防衛産業を支援し、装備品の開発・生産の基盤を強化するための法律が7日の参院本会議で、与党と立憲民主党、日本維新の会などの賛成多数で可決、成立した。国内製造拠点の維持に向け、事業継続が困難になった企業の生産ラインを国有化し、別の企業に委託する仕組みも盛り込んだ。
 政府が防衛産業の支援に取り組むのは、利益率が低く、撤退する企業が相次いでいるため。昨年末に改定した国家安全保障戦略に「防衛生産・技術基盤は防衛力そのもの」と明記し、強化していく方針を打ち出した。

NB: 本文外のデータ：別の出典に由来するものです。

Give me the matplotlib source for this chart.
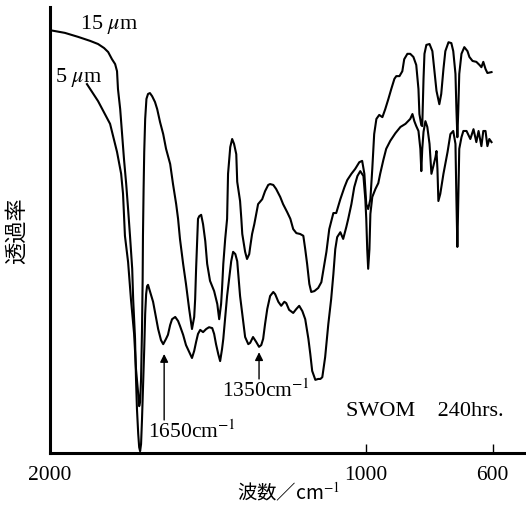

 具体的には、(1)サプライチェーン(供給網)の多様化(2)製造工程の効率化(3)サイバーセキュリティーの強化(4)事業継承―の4分野に取り組む企業を対象に、費用を国が直接支援。海外輸出を後押しするため、仕様や性能を変えるコストを国が助成するための基金を設ける。2023年度予算に関連経費400億円を計上している。
 事業の継承が困難になった場合、「自衛隊の任務に不可欠な装備品」と判断すれば、国が工場などを買い取り、別の企業に生産を委託できるようにする。製造を引き継ぐ側の固定費など初期投資の負担を軽くし、開発・生産基盤を維持するのが目的だ。
 支援の一方で、情報保全を強化する。防衛省が提供する関連情報を「装備品等秘密」に指定。企業の社員らが漏えいした場合、「1年以下の拘禁刑または50万円以下の罰金」とする罰則を設けた。サプライチェーンを把握するため、防衛省の調査に回答する努力義務を企業に課した。